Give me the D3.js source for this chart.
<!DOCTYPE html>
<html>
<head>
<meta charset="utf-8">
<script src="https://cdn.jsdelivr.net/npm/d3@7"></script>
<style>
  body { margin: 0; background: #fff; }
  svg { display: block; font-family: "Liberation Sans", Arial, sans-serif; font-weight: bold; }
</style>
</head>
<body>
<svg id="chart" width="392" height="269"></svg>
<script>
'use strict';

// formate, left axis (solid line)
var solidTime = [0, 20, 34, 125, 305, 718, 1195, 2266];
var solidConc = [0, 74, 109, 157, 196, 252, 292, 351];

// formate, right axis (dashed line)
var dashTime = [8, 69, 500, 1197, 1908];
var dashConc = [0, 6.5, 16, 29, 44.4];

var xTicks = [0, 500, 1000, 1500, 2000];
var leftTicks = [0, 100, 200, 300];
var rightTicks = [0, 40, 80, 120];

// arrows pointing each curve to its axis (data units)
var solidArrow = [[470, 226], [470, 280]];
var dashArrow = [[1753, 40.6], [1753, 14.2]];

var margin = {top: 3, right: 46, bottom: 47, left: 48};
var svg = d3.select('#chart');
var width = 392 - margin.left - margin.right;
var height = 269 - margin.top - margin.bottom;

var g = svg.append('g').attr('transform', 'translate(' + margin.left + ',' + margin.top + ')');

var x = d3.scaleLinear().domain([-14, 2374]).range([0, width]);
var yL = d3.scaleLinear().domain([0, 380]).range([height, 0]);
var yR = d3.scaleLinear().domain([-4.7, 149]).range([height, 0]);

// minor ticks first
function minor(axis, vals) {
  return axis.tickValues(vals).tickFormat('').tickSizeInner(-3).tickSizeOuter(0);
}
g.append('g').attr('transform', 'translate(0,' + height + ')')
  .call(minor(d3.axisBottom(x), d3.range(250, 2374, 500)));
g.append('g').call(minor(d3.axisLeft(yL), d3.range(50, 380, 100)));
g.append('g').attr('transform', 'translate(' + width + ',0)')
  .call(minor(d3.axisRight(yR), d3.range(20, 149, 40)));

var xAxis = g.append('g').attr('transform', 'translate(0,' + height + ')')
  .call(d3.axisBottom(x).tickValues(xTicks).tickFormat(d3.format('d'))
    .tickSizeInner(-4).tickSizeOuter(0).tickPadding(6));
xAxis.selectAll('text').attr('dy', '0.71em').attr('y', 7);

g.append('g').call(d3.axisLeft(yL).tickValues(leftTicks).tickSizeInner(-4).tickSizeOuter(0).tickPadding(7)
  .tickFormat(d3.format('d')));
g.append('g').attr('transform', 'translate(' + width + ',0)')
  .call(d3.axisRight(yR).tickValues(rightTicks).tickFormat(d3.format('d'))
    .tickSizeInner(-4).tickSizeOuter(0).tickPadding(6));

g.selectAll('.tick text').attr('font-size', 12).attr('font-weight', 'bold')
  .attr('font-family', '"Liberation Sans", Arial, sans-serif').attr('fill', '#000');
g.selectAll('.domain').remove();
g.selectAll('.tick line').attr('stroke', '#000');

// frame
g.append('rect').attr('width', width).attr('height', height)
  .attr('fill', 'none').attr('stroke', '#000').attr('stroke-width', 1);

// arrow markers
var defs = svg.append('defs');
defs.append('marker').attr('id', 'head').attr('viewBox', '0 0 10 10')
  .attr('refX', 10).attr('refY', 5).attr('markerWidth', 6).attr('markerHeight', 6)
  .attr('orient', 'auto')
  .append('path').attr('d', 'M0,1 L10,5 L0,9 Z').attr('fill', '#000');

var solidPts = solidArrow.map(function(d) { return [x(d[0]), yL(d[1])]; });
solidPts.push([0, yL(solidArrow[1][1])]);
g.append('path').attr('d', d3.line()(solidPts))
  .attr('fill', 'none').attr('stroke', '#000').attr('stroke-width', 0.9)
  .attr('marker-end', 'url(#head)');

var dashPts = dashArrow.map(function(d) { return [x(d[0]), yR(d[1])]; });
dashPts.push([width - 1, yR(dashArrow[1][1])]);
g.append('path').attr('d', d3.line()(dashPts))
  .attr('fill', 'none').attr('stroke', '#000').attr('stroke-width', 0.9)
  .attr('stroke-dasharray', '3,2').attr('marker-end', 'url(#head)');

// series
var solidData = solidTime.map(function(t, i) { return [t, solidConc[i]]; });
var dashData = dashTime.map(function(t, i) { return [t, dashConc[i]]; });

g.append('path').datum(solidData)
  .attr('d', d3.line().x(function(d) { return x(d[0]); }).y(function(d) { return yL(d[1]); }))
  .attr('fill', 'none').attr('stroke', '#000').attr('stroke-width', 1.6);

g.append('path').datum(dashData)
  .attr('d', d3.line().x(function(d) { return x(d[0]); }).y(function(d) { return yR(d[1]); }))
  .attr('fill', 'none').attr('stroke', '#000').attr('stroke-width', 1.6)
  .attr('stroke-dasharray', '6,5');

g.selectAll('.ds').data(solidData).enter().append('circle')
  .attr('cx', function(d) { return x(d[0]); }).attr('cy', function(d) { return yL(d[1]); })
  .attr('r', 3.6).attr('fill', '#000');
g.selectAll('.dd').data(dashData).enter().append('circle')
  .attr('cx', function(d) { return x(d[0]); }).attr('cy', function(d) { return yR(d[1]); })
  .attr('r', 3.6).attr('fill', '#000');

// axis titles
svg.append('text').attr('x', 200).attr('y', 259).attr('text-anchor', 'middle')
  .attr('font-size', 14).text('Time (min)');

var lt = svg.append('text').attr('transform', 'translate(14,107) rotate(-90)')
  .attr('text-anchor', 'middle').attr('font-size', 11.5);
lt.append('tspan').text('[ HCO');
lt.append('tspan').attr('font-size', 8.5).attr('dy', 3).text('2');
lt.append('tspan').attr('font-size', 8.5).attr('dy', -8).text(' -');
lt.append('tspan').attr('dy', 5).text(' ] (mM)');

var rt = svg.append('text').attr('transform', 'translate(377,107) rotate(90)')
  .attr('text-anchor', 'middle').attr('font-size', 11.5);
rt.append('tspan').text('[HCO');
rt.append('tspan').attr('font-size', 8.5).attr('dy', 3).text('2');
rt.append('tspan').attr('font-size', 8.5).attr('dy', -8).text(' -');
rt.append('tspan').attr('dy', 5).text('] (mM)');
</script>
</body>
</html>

→ Problem
Return a word-for-word copy of the lines from the beginning of the listing to the line holding "d3.range(20, 149, 40)));", both kept.

→ Written solution
Give me the D3.js source for this chart.
<!DOCTYPE html>
<html>
<head>
<meta charset="utf-8">
<script src="https://cdn.jsdelivr.net/npm/d3@7"></script>
<style>
  body { margin: 0; background: #fff; }
  svg { display: block; font-family: "Liberation Sans", Arial, sans-serif; font-weight: bold; }
</style>
</head>
<body>
<svg id="chart" width="392" height="269"></svg>
<script>
'use strict';

// formate, left axis (solid line)
var solidTime = [0, 20, 34, 125, 305, 718, 1195, 2266];
var solidConc = [0, 74, 109, 157, 196, 252, 292, 351];

// formate, right axis (dashed line)
var dashTime = [8, 69, 500, 1197, 1908];
var dashConc = [0, 6.5, 16, 29, 44.4];

var xTicks = [0, 500, 1000, 1500, 2000];
var leftTicks = [0, 100, 200, 300];
var rightTicks = [0, 40, 80, 120];

// arrows pointing each curve to its axis (data units)
var solidArrow = [[470, 226], [470, 280]];
var dashArrow = [[1753, 40.6], [1753, 14.2]];

var margin = {top: 3, right: 46, bottom: 47, left: 48};
var svg = d3.select('#chart');
var width = 392 - margin.left - margin.right;
var height = 269 - margin.top - margin.bottom;

var g = svg.append('g').attr('transform', 'translate(' + margin.left + ',' + margin.top + ')');

var x = d3.scaleLinear().domain([-14, 2374]).range([0, width]);
var yL = d3.scaleLinear().domain([0, 380]).range([height, 0]);
var yR = d3.scaleLinear().domain([-4.7, 149]).range([height, 0]);

// minor ticks first
function minor(axis, vals) {
  return axis.tickValues(vals).tickFormat('').tickSizeInner(-3).tickSizeOuter(0);
}
g.append('g').attr('transform', 'translate(0,' + height + ')')
  .call(minor(d3.axisBottom(x), d3.range(250, 2374, 500)));
g.append('g').call(minor(d3.axisLeft(yL), d3.range(50, 380, 100)));
g.append('g').attr('transform', 'translate(' + width + ',0)')
  .call(minor(d3.axisRight(yR), d3.range(20, 149, 40)));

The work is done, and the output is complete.